Jaki plecak dla pierwszoklasisty kupić? Garść praktycznych porad dla rodziców

Marek Szydełko
14.08.2018

Wybór plecaka dla dziecka, które właśnie rozpoczyna swoją przygodę ze szkołą, to nie lada wyzwanie dla każdego rodzica. Debiutujący uczeń powinien mieć zapewnioną wygodę, należy również zadbać o zdrowie jego kręgosłupa. Dla malucha ważne są też kwestie czysto estetyczne. Na co więc zwrócić uwagę kupując plecak dla pierwszoklasisty? Nasz poradnik z pewnością pomoże Wam w podjęciu dobrej decyzji.

Nie za duży!

Podstawowym błędem popełnianym przez rodziców pierwszaków jest kupowanie plecaka, do którego można zmieścić pół pokoju ucznia. To bez sensu. W klasach 1-3 dzieci nie noszą jeszcze ze sobą wielu książek, ćwiczeń i zeszytów, ponieważ korzystają z jednego elementarza. Nie warto więc inwestować w duży plecak, który i tak w ponad połowie będzie pusty.

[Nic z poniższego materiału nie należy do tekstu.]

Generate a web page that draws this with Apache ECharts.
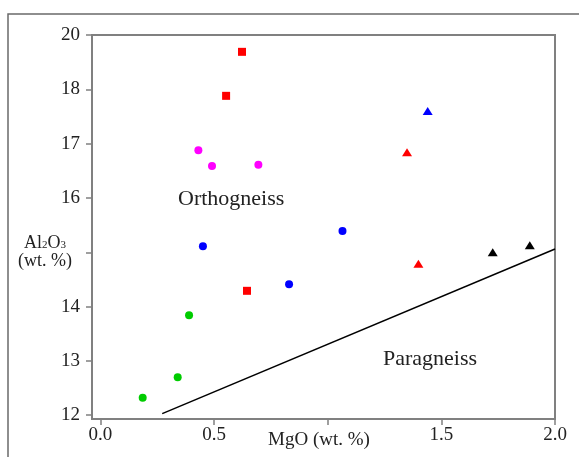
<!DOCTYPE html>
<html>
<head>
<meta charset="utf-8">
<script src="https://cdn.jsdelivr.net/npm/echarts@6/dist/echarts.min.js"></script>
<style>
  html, body { margin: 0; padding: 0; background: #fff; }
  #chart { width: 579px; height: 457px; }
</style>
</head>
<body>
<div id="chart"></div>
<script>
// y axis is drawn evenly spaced; source labels the top tick "20" (one step above 18)
const xTickValues = [0, 0.5, 1, 1.5, 2];
const xTickLabels = ['0.0', '0.5', '', '1.5', '2.0'];
const yTickValues = [12, 13, 14, 15, 16, 17, 18, 19];
const yTickLabels = ['12', '13', '14', '', '16', '17', '18', '20'];

const redSquares = [[0.623, 18.69], [0.553, 17.88], [0.645, 14.29]];
const magentaCircles = [[0.431, 16.88], [0.491, 16.59], [0.695, 16.61]];
const blueCircles = [[0.451, 15.11], [0.830, 14.41], [1.065, 15.39]];
const greenCircles = [[0.390, 13.84], [0.340, 12.70], [0.186, 12.32]];
const blueTriangles = [[1.440, 17.60]];
const redTriangles = [[1.349, 16.84], [1.399, 14.79]];
const blackTriangles = [[1.726, 15.00], [1.889, 15.13]];
const boundary = [[0.272, 12.03], [2.0, 15.06]];

const serif = '"Liberation Serif", "Times New Roman", serif';
const axisGray = '#808080';
const textColor = '#222';

const chart = echarts.init(document.getElementById('chart'));

function pts(data, color, symbol, size) {
  return {
    type: 'scatter',
    data: data,
    symbol: symbol,
    symbolSize: size,
    itemStyle: { color: color, opacity: 1 },
    z: 3
  };
}

const option = {
  animation: false,
  grid: {
    left: 92, top: 35, right: 24, bottom: 38,
    show: true, borderColor: axisGray, borderWidth: 2,
    backgroundColor: 'transparent'
  },
  xAxis: {
    type: 'value',
    min: -0.037, max: 2.0,
    axisLine: { show: true, onZero: false, lineStyle: { color: axisGray, width: 2 } },
    axisTick: { show: true, customValues: xTickValues, length: 6, lineStyle: { color: axisGray, width: 1.5 } },
    axisLabel: {
      customValues: xTickValues,
      margin: 7,
      fontFamily: serif, fontSize: 19, color: textColor,
      formatter: function (v) {
        const i = xTickValues.findIndex(t => Math.abs(t - v) < 1e-6);
        return i >= 0 ? xTickLabels[i] : '';
      }
    },
    splitLine: { show: false }
  },
  yAxis: {
    type: 'value',
    min: 11.93, max: 19,
    axisLine: { show: true, onZero: false, lineStyle: { color: axisGray, width: 2 } },
    axisTick: { show: true, customValues: yTickValues, length: 6, lineStyle: { color: axisGray, width: 1.5 } },
    axisLabel: {
      customValues: yTickValues,
      margin: 12,
      fontFamily: serif, fontSize: 19, color: textColor,
      formatter: function (v) {
        const i = yTickValues.findIndex(t => Math.abs(t - v) < 1e-6);
        return i >= 0 ? yTickLabels[i] : '';
      }
    },
    splitLine: { show: false }
  },
  series: [
    {
      type: 'line',
      data: boundary,
      symbol: 'none',
      lineStyle: { color: '#000', width: 1.5 },
      z: 2
    },
    pts(redSquares, '#ff0000', 'rect', 8),
    pts(magentaCircles, '#ff00ff', 'circle', 8),
    pts(blueCircles, '#0000ff', 'circle', 8),
    pts(greenCircles, '#00cc00', 'circle', 8),
    pts(blueTriangles, '#0000ff', 'triangle', [10, 8]),
    pts(redTriangles, '#ff0000', 'triangle', [10, 8]),
    pts(blackTriangles, '#000000', 'triangle', [10, 8])
  ],
  graphic: [
    {
      type: 'rect',
      shape: { x: 8, y: 14, width: 640, height: 520 },
      style: { fill: 'none', stroke: '#6a6a6a', lineWidth: 1.5 },
      silent: true
    },
    {
      type: 'text', x: 178, y: 199,
      style: { text: 'Orthogneiss', fontFamily: serif, fontSize: 22, fill: textColor, textVerticalAlign: 'middle' }
    },
    {
      type: 'text', x: 383, y: 359,
      style: { text: 'Paragneiss', fontFamily: serif, fontSize: 22, fill: textColor, textVerticalAlign: 'middle' }
    },
    {
      type: 'text', x: 319, y: 440,
      style: { text: 'MgO (wt. %)', fontFamily: serif, fontSize: 19, fill: textColor, textAlign: 'center', textVerticalAlign: 'middle' }
    },
    {
      type: 'text', x: 45, y: 243,
      style: {
        text: 'Al{s|2}O{s|3}',
        fontFamily: serif, fontSize: 18, fill: textColor,
        textAlign: 'center', textVerticalAlign: 'middle',
        rich: { s: { fontFamily: serif, fontSize: 11, fill: textColor, padding: [5, 0, 0, 0] } }
      }
    },
    {
      type: 'text', x: 45, y: 261,
      style: { text: '(wt. %)', fontFamily: serif, fontSize: 18, fill: textColor, textAlign: 'center', textVerticalAlign: 'middle' }
    }
  ]
};

chart.setOption(option);
</script>
</body>
</html>
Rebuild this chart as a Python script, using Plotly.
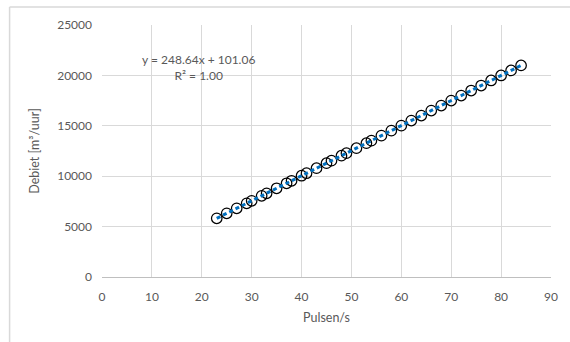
import plotly.graph_objects as go

# Measured pulse rate vs. flow
pulses = [23, 25, 27, 29, 30, 32, 33, 35, 37, 38, 40, 41, 43, 45, 46, 48, 49, 51,
          53, 54, 56, 58, 60, 62, 64, 66, 68, 70, 72, 74, 76, 78, 80, 82, 84]
flow = [5820, 6317, 6814, 7312, 7560, 8057, 8306, 8803, 9300, 9549, 10047, 10295,
        10793, 11290, 11538, 12036, 12284, 12782, 13279, 13528, 14025, 14522, 15019,
        15517, 16014, 16511, 17009, 17506, 18003, 18500, 18998, 19495, 19992, 20490,
        20987]

# Linear trendline coefficients
slope = 248.64
intercept = 101.06
r_squared = 1.00

x_ticks = [0, 10, 20, 30, 40, 50, 60, 70, 80, 90]
y_ticks = [0, 5000, 10000, 15000, 20000, 25000]

FONT = "Lato"
GREY_TXT = "#595959"
GRID = "#D9D9D9"

x_fit = [min(pulses), max(pulses)]
y_fit = [slope * v + intercept for v in x_fit]

fig = go.Figure()
fig.add_trace(go.Scatter(
    x=pulses, y=flow, mode="markers",
    marker=dict(symbol="circle", size=10.5, color="rgba(255,255,255,0)",
                line=dict(color="black", width=1.25)),
    showlegend=False, hoverinfo="x+y",
))
fig.add_trace(go.Scatter(
    x=x_fit, y=y_fit, mode="lines",
    line=dict(color="#0070C0", width=3, dash="4px,3px"),
    showlegend=False, hoverinfo="skip",
))

fig.add_annotation(
    x=0.215, y=0.83, xref="paper", yref="paper", xanchor="center", yanchor="middle",
    text=f"y = {slope:.2f}x + {intercept:.2f}<br>R² = {r_squared:.2f}",
    showarrow=False, align="center",
    font=dict(family=FONT, size=12, color=GREY_TXT),
)

# outer chart frame
L, T = -0.2058, 1.0714
fig.add_shape(type="line", xref="paper", yref="paper", x0=L, x1=L, y0=-0.5, y1=T,
              line=dict(color=GRID, width=1.5))
fig.add_shape(type="line", xref="paper", yref="paper", x0=L, x1=1.2, y0=T, y1=T,
              line=dict(color=GRID, width=1.5))

fig.update_layout(
    width=570, height=342,
    margin=dict(l=101.5, r=19, t=25, b=65),
    paper_bgcolor="white", plot_bgcolor="white",
    font=dict(family=FONT, size=12, color=GREY_TXT),
    xaxis=dict(
        range=[0, 90], tickvals=x_ticks, ticktext=[str(v) for v in x_ticks],
        showgrid=True, gridcolor=GRID, gridwidth=1,
        showline=True, linecolor="#BFBFBF", linewidth=1,
        zeroline=False, ticks="", ticklabelstandoff=9,
        title=dict(text="Pulsen/s", font=dict(size=12.5, color=GREY_TXT), standoff=9),
        tickfont=dict(size=12, color=GREY_TXT),
    ),
    yaxis=dict(
        range=[0, 25000], tickvals=y_ticks, ticktext=[str(v) for v in y_ticks],
        showgrid=True, gridcolor=GRID, gridwidth=1,
        zeroline=False, showline=False, ticks="", ticklabelstandoff=9,
        title=dict(text="Debiet [m³/uur]", font=dict(size=12.5, color=GREY_TXT), standoff=14),
        tickfont=dict(size=12, color=GREY_TXT),
    ),
)

fig.write_html("out.html")
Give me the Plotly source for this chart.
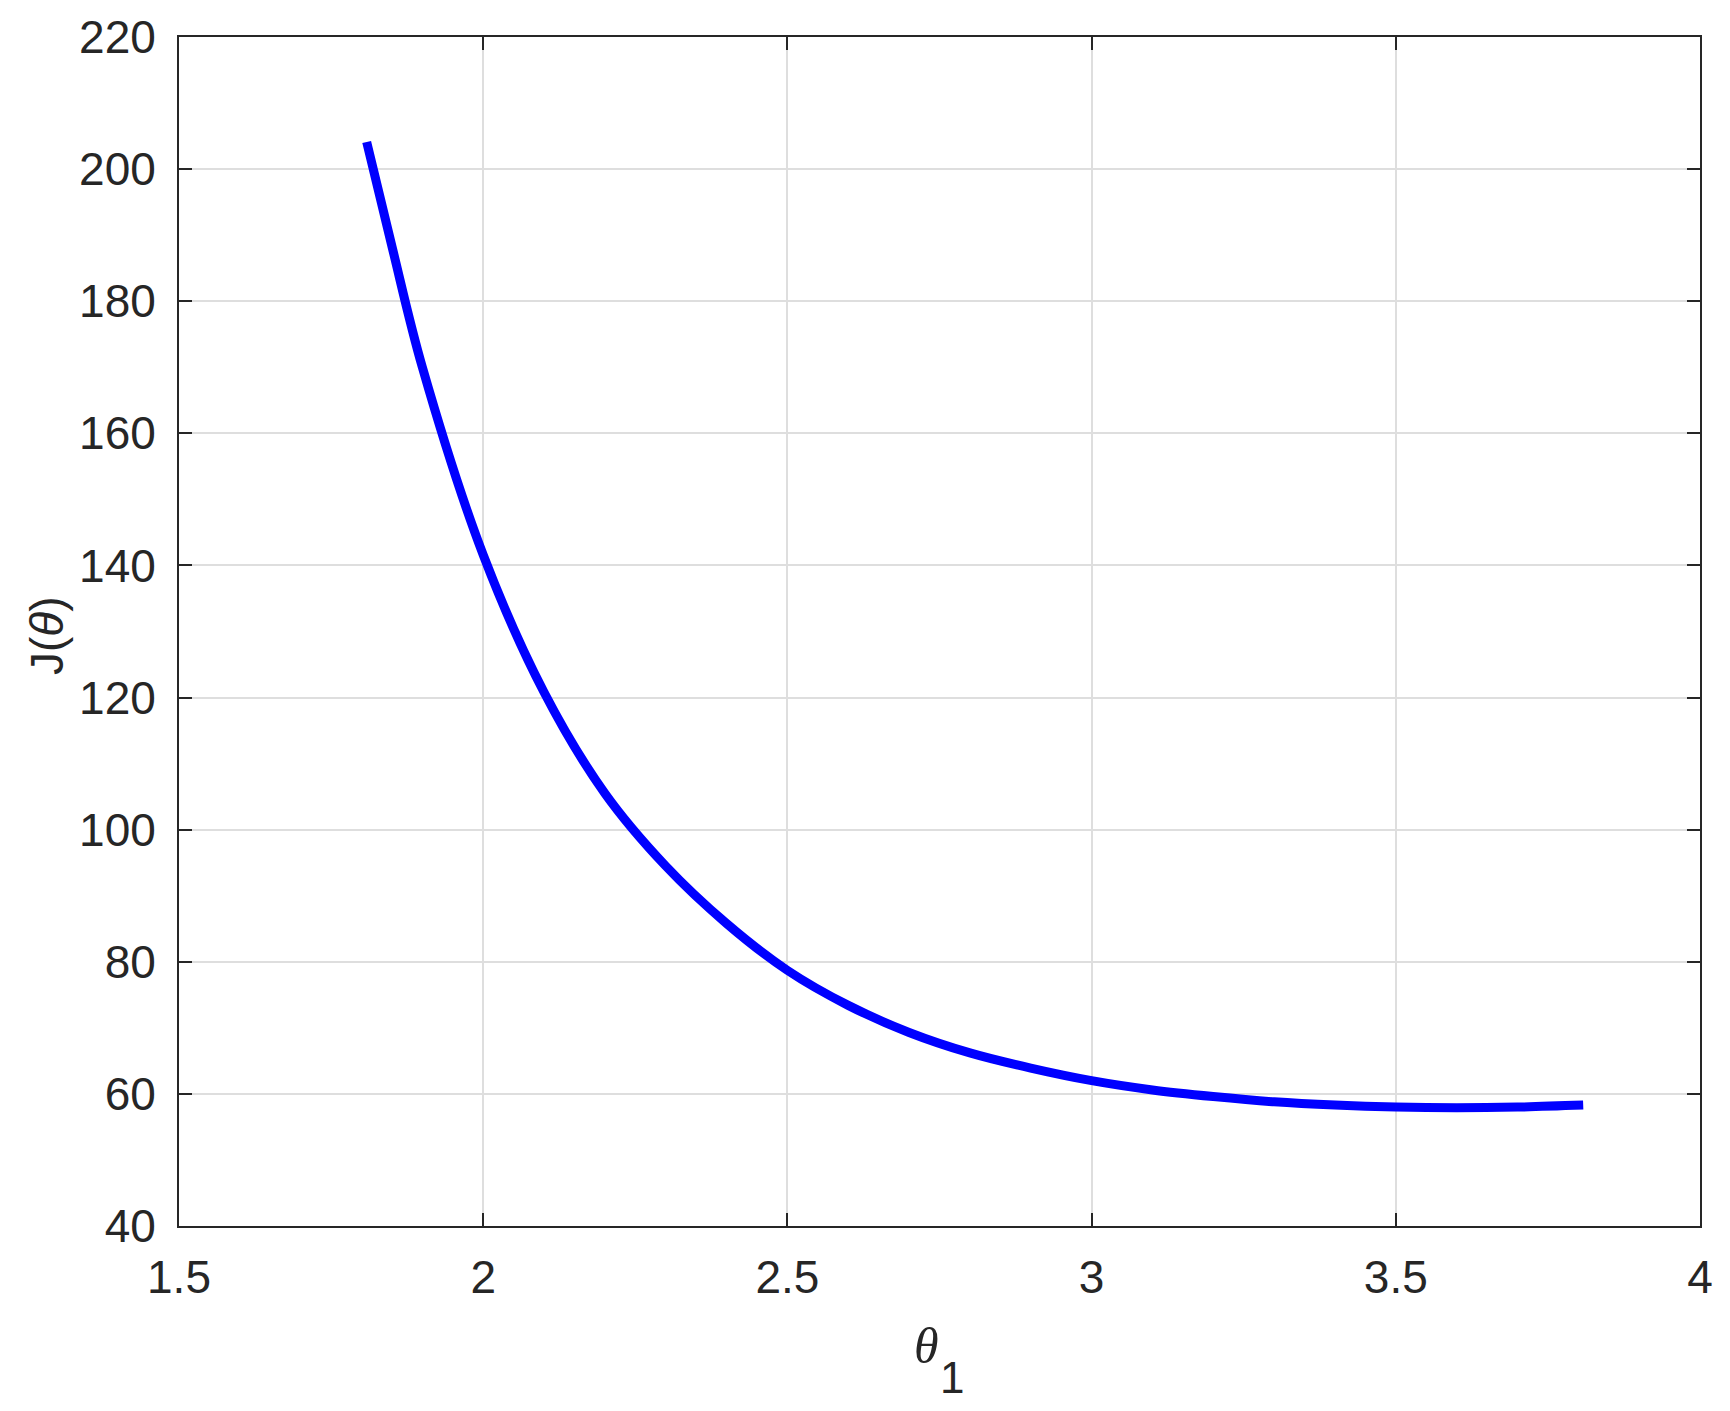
import plotly.graph_objects as go

# Data
theta1 = [1.8085, 1.85, 1.9, 2.0, 2.1, 2.2, 2.3, 2.4, 2.5, 2.6, 2.7, 2.8,
          2.9, 3.0, 3.1, 3.2, 3.3, 3.4, 3.5, 3.6, 3.7, 3.808]
J = [204.1, 188.3, 170.0, 141.6, 120.8, 105.5, 94.5, 85.8, 78.7, 73.4, 69.3, 66.2,
     63.9, 62.0, 60.6, 59.6, 58.8, 58.3, 58.0, 57.9, 58.0, 58.3]

x_ticks = [1.5, 2, 2.5, 3, 3.5, 4]
x_ticklabels = ["1.5", "2", "2.5", "3", "3.5", "4"]
y_ticks = [40, 60, 80, 100, 120, 140, 160, 180, 200, 220]

W, H = 1730, 1411
L, R, T, B = 179, 30, 37, 185
pw = W - L - R
ph = H - T - B

fig = go.Figure()
fig.add_trace(go.Scatter(
    x=theta1, y=J, mode="lines",
    line=dict(color="#0000ff", width=9, shape="spline", smoothing=1.0),
    showlegend=False, hoverinfo="x+y",
))

axis_common = dict(
    showline=True, linecolor="#262626", linewidth=2,
    mirror="ticks", ticks="inside", ticklen=13, tickwidth=2, tickcolor="#262626",
    showgrid=True, gridcolor="#dedede", gridwidth=1.5,
    zeroline=False,
    tickfont=dict(family="Liberation Sans, Arial, sans-serif", size=46, color="#262626"),
)

fig.update_xaxes(range=[1.5, 4], tickvals=x_ticks, ticktext=x_ticklabels,
                 ticklabelstandoff=10, **axis_common)
fig.update_yaxes(range=[40, 220], tickvals=y_ticks,
                 ticklabelstandoff=12, **axis_common)

def px_x(p):
    return (p - L) / pw

def px_y(p):
    return (H - B - p) / ph

annotations = [
    dict(text="<i>θ</i>", x=px_x(926), y=px_y(1346), xref="paper", yref="paper",
         showarrow=False, xanchor="center", yanchor="middle",
         font=dict(family="Liberation Serif, serif", size=50, color="#262626")),
    dict(text="1", x=px_x(952), y=px_y(1377), xref="paper", yref="paper",
         showarrow=False, xanchor="center", yanchor="middle",
         font=dict(family="Liberation Sans, Arial, sans-serif", size=44, color="#262626")),
    dict(text="J(<i>θ</i>)", x=px_x(47), y=px_y(636), xref="paper", yref="paper",
         showarrow=False, xanchor="center", yanchor="middle", textangle=-90,
         font=dict(family="Liberation Sans, Arial, sans-serif", size=46, color="#262626")),
]

fig.update_layout(
    width=W, height=H,
    margin=dict(l=L, r=R, t=T, b=B, autoexpand=False),
    paper_bgcolor="white", plot_bgcolor="white",
    annotations=annotations,
)

fig.write_html("out.html", config={"displayModeBar": False},
               post_script="document.body.style.margin='0px';")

Owszem, liczne kieszonki i schowki pozytywnie wpływają na funkcjonalność plecaka, ale czy dziecko na pewno je wszystkie wykorzysta? Czy przypadkiem nie staną się one miejscem przechowywania śmieci i różnych drobiazgów, które w szkole i tak są nieprzydatne? Warto pamiętać, że sam plecak również swoje waży, dlatego najlepiej będzie wybrać taki, który jest lekki, ma rozmiar dopasowany do postury dziecka i pomieści tylko to, co w klasach 1-3 jest niezbędne.

Przyleganie do pleców

Na zakup plecaka zawsze wybieramy się z kilkoma książkami i zeszytami. Chodzi o to, aby mieć możliwość obciążenia plecaka. Tylko wtedy jesteśmy w stanie rzetelnie ocenić, czy aby na pewno dobrze przylega on do pleców dziecka. Kupowanie plecaka „na pusto” jest bez sensu!

Będąc w sklepie sprawdzamy co najmniej kilka modeli. Dziecko musi być wyprostowane, mieć idealnie dopasowane szelki. Rodzice stają w pewnej odległości i oceniają, jak poszczególne plecaki „leżą” na pierwszaku. Od razu odrzucamy modele, które zbyt mocno odstają od pleców i wymuszają zgarbioną pozycję.

Praktyczne wyposażenie

Cały czas musimy pamiętać, że kupujemy plecak dla pierwszoklasisty. Jest mała szansa na to, że produkt ten posłuży dziecku dłużej niż do zakończenia trzeciej klasy. Dlatego nie warto wydawać więcej na plecak, którego wyposażenie może i przydałoby się nastolatkowi, ale na pewno nie takiemu maluchowi. O zakupie nie może więc decydować to, czy plecak ma kieszonkę na smartfona, iPada i wyjście słuchawkowe.

Pierwszakowi znacznie bardziej przyda się natomiast osobna kieszonka na butelkę wody mineralnej oraz na kanapki. Plecak koniecznie musi być wyposażony w elementy odblaskowe.

Kwestia wyglądu, choć drugorzędna, także powinna zostać wzięta pod uwagę przez rodziców. Dziecko na pewno ma własne preferencje i nie należy ich bagatelizować. Rodzice mogą natomiast, a wręcz powinni, wytłumaczyć pociesze, że najważniejsze jest to, aby plecak był wygodny, trwały i funkcjonalny.